WHAT TO PRODUCE = Without the pictures, return all of the material exactly as written.

STORED DATA =
BEGIN
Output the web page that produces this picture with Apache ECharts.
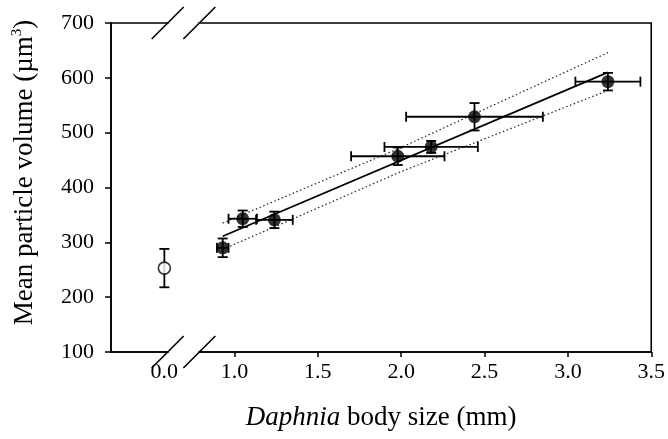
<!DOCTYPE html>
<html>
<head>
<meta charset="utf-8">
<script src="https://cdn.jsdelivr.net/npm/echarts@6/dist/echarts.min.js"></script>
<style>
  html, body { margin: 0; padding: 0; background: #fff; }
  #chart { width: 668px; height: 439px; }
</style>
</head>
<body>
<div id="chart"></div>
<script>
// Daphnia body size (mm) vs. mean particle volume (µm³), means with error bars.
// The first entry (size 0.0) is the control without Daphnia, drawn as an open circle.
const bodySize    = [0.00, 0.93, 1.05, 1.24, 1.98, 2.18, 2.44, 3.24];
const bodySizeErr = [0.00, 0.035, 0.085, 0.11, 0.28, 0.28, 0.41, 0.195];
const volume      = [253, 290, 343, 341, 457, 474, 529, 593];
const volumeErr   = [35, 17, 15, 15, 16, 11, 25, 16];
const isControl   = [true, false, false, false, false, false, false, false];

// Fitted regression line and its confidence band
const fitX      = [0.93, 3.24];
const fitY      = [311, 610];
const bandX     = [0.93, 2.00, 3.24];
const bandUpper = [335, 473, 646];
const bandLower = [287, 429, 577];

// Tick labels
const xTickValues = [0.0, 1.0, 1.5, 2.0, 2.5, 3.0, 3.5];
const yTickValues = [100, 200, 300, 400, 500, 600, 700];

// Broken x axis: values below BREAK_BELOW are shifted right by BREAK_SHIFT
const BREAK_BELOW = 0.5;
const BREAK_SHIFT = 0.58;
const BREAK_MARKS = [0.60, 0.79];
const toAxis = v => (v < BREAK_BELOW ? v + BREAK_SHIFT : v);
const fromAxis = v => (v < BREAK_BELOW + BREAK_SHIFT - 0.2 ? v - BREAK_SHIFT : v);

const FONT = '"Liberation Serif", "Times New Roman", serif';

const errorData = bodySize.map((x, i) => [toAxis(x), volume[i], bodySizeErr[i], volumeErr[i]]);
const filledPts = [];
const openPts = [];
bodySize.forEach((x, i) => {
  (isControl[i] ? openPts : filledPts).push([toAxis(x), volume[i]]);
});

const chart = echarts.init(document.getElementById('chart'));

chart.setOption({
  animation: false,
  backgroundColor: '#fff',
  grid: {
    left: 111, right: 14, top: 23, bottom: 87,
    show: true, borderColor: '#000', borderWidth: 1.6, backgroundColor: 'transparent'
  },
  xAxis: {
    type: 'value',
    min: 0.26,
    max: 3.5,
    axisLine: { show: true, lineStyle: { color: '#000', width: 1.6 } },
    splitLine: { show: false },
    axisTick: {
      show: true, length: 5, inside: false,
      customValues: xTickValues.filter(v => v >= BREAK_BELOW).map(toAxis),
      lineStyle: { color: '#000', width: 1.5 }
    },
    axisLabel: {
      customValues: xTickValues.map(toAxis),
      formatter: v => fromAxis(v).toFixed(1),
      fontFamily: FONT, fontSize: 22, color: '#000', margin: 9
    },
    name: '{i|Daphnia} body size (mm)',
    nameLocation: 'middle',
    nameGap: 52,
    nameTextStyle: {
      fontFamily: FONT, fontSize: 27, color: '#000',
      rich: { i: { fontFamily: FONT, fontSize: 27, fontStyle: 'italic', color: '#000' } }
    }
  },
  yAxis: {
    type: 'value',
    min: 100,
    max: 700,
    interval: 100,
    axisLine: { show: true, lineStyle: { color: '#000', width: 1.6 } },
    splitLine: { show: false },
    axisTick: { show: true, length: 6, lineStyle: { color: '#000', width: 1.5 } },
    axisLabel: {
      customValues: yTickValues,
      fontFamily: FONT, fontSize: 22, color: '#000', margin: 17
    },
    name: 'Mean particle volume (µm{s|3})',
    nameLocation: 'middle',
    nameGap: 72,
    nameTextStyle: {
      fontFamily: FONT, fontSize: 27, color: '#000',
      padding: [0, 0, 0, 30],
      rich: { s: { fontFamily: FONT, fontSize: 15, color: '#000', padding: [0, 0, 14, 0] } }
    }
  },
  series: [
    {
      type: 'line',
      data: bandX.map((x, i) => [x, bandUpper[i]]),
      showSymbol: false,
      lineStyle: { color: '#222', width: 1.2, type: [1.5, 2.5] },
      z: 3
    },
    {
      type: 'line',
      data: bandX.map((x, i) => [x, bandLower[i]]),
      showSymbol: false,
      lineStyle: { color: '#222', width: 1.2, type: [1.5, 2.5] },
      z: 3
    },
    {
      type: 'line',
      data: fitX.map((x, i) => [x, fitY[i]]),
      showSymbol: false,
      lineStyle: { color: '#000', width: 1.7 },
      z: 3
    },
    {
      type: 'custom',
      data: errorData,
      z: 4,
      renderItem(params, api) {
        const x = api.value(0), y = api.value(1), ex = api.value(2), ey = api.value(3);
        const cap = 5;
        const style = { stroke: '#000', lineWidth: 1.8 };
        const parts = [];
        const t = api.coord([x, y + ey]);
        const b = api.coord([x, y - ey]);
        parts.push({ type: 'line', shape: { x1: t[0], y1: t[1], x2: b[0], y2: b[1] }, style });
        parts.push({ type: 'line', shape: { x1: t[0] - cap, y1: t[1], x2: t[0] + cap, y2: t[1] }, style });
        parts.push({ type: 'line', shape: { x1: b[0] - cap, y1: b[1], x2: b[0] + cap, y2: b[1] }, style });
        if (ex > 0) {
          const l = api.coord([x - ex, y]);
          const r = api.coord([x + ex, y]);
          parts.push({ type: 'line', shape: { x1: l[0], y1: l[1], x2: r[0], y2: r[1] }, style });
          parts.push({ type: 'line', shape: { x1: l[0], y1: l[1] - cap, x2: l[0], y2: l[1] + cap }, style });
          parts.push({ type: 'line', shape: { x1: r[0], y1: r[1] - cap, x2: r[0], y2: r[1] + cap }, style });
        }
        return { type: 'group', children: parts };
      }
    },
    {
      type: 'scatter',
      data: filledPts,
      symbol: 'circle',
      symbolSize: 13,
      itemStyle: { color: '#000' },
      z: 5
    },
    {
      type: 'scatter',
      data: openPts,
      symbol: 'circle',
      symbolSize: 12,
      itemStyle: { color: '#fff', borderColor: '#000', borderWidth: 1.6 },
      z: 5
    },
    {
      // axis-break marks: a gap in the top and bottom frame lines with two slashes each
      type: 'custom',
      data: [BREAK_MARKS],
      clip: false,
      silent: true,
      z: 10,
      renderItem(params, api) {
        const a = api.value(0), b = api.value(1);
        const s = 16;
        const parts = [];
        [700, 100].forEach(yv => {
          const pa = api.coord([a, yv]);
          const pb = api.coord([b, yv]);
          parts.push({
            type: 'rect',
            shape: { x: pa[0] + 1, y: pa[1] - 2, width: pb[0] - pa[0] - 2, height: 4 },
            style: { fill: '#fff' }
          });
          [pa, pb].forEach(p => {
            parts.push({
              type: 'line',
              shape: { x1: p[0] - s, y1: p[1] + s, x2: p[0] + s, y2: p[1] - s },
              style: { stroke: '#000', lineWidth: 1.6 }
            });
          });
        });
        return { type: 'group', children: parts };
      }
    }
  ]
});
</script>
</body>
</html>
END
FINISHED TASK =
Output the web page that produces this picture with Apache ECharts.
<!DOCTYPE html>
<html>
<head>
<meta charset="utf-8">
<script src="https://cdn.jsdelivr.net/npm/echarts@6/dist/echarts.min.js"></script>
<style>
  html, body { margin: 0; padding: 0; background: #fff; }
  #chart { width: 668px; height: 439px; }
</style>
</head>
<body>
<div id="chart"></div>
<script>
// Daphnia body size (mm) vs. mean particle volume (µm³), means with error bars.
// The first entry (size 0.0) is the control without Daphnia, drawn as an open circle.
const bodySize    = [0.00, 0.93, 1.05, 1.24, 1.98, 2.18, 2.44, 3.24];
const bodySizeErr = [0.00, 0.035, 0.085, 0.11, 0.28, 0.28, 0.41, 0.195];
const volume      = [253, 290, 343, 341, 457, 474, 529, 593];
const volumeErr   = [35, 17, 15, 15, 16, 11, 25, 16];
const isControl   = [true, false, false, false, false, false, false, false];

// Fitted regression line and its confidence band
const fitX      = [0.93, 3.24];
const fitY      = [311, 610];
const bandX     = [0.93, 2.00, 3.24];
const bandUpper = [335, 473, 646];
const bandLower = [287, 429, 577];

// Tick labels
const xTickValues = [0.0, 1.0, 1.5, 2.0, 2.5, 3.0, 3.5];
const yTickValues = [100, 200, 300, 400, 500, 600, 700];

// Broken x axis: values below BREAK_BELOW are shifted right by BREAK_SHIFT
const BREAK_BELOW = 0.5;
const BREAK_SHIFT = 0.58;
const BREAK_MARKS = [0.60, 0.79];
const toAxis = v => (v < BREAK_BELOW ? v + BREAK_SHIFT : v);
const fromAxis = v => (v < BREAK_BELOW + BREAK_SHIFT - 0.2 ? v - BREAK_SHIFT : v);

const FONT = '"Liberation Serif", "Times New Roman", serif';

const errorData = bodySize.map((x, i) => [toAxis(x), volume[i], bodySizeErr[i], volumeErr[i]]);
const filledPts = [];
const openPts = [];
bodySize.forEach((x, i) => {
  (isControl[i] ? openPts : filledPts).push([toAxis(x), volume[i]]);
});

const chart = echarts.init(document.getElementById('chart'));

chart.setOption({
  animation: false,
  backgroundColor: '#fff',
  grid: {
    left: 111, right: 14, top: 23, bottom: 87,
    show: true, borderColor: '#000', borderWidth: 1.6, backgroundColor: 'transparent'
  },
  xAxis: {
    type: 'value',
    min: 0.26,
    max: 3.5,
    axisLine: { show: true, lineStyle: { color: '#000', width: 1.6 } },
    splitLine: { show: false },
    axisTick: {
      show: true, length: 5, inside: false,
      customValues: xTickValues.filter(v => v >= BREAK_BELOW).map(toAxis),
      lineStyle: { color: '#000', width: 1.5 }
    },
    axisLabel: {
      customValues: xTickValues.map(toAxis),
      formatter: v => fromAxis(v).toFixed(1),
      fontFamily: FONT, fontSize: 22, color: '#000', margin: 9
    },
    name: '{i|Daphnia} body size (mm)',
    nameLocation: 'middle',
    nameGap: 52,
    nameTextStyle: {
      fontFamily: FONT, fontSize: 27, color: '#000',
      rich: { i: { fontFamily: FONT, fontSize: 27, fontStyle: 'italic', color: '#000' } }
    }
  },
  yAxis: {
    type: 'value',
    min: 100,
    max: 700,
    interval: 100,
    axisLine: { show: true, lineStyle: { color: '#000', width: 1.6 } },
    splitLine: { show: false },
    axisTick: { show: true, length: 6, lineStyle: { color: '#000', width: 1.5 } },
    axisLabel: {
      customValues: yTickValues,
      fontFamily: FONT, fontSize: 22, color: '#000', margin: 17
    },
    name: 'Mean particle volume (µm{s|3})',
    nameLocation: 'middle',
    nameGap: 72,
    nameTextStyle: {
      fontFamily: FONT, fontSize: 27, color: '#000',
      padding: [0, 0, 0, 30],
      rich: { s: { fontFamily: FONT, fontSize: 15, color: '#000', padding: [0, 0, 14, 0] } }
    }
  },
  series: [
    {
      type: 'line',
      data: bandX.map((x, i) => [x, bandUpper[i]]),
      showSymbol: false,
      lineStyle: { color: '#222', width: 1.2, type: [1.5, 2.5] },
      z: 3
    },
    {
      type: 'line',
      data: bandX.map((x, i) => [x, bandLower[i]]),
      showSymbol: false,
      lineStyle: { color: '#222', width: 1.2, type: [1.5, 2.5] },
      z: 3
    },
    {
      type: 'line',
      data: fitX.map((x, i) => [x, fitY[i]]),
      showSymbol: false,
      lineStyle: { color: '#000', width: 1.7 },
      z: 3
    },
    {
      type: 'custom',
      data: errorData,
      z: 4,
      renderItem(params, api) {
        const x = api.value(0), y = api.value(1), ex = api.value(2), ey = api.value(3);
        const cap = 5;
        const style = { stroke: '#000', lineWidth: 1.8 };
        const parts = [];
        const t = api.coord([x, y + ey]);
        const b = api.coord([x, y - ey]);
        parts.push({ type: 'line', shape: { x1: t[0], y1: t[1], x2: b[0], y2: b[1] }, style });
        parts.push({ type: 'line', shape: { x1: t[0] - cap, y1: t[1], x2: t[0] + cap, y2: t[1] }, style });
        parts.push({ type: 'line', shape: { x1: b[0] - cap, y1: b[1], x2: b[0] + cap, y2: b[1] }, style });
        if (ex > 0) {
          const l = api.coord([x - ex, y]);
          const r = api.coord([x + ex, y]);
          parts.push({ type: 'line', shape: { x1: l[0], y1: l[1], x2: r[0], y2: r[1] }, style });
          parts.push({ type: 'line', shape: { x1: l[0], y1: l[1] - cap, x2: l[0], y2: l[1] + cap }, style });
          parts.push({ type: 'line', shape: { x1: r[0], y1: r[1] - cap, x2: r[0], y2: r[1] + cap }, style });
        }
        return { type: 'group', children: parts };
      }
    },
    {
      type: 'scatter',
      data: filledPts,
      symbol: 'circle',
      symbolSize: 13,
      itemStyle: { color: '#000' },
      z: 5
    },
    {
      type: 'scatter',
      data: openPts,
      symbol: 'circle',
      symbolSize: 12,
      itemStyle: { color: '#fff', borderColor: '#000', borderWidth: 1.6 },
      z: 5
    },
    {
      // axis-break marks: a gap in the top and bottom frame lines with two slashes each
      type: 'custom',
      data: [BREAK_MARKS],
      clip: false,
      silent: true,
      z: 10,
      renderItem(params, api) {
        const a = api.value(0), b = api.value(1);
        const s = 16;
        const parts = [];
        [700, 100].forEach(yv => {
          const pa = api.coord([a, yv]);
          const pb = api.coord([b, yv]);
          parts.push({
            type: 'rect',
            shape: { x: pa[0] + 1, y: pa[1] - 2, width: pb[0] - pa[0] - 2, height: 4 },
            style: { fill: '#fff' }
          });
          [pa, pb].forEach(p => {
            parts.push({
              type: 'line',
              shape: { x1: p[0] - s, y1: p[1] + s, x2: p[0] + s, y2: p[1] - s },
              style: { stroke: '#000', lineWidth: 1.6 }
            });
          });
        });
        return { type: 'group', children: parts };
      }
    }
  ]
});
</script>
</body>
</html>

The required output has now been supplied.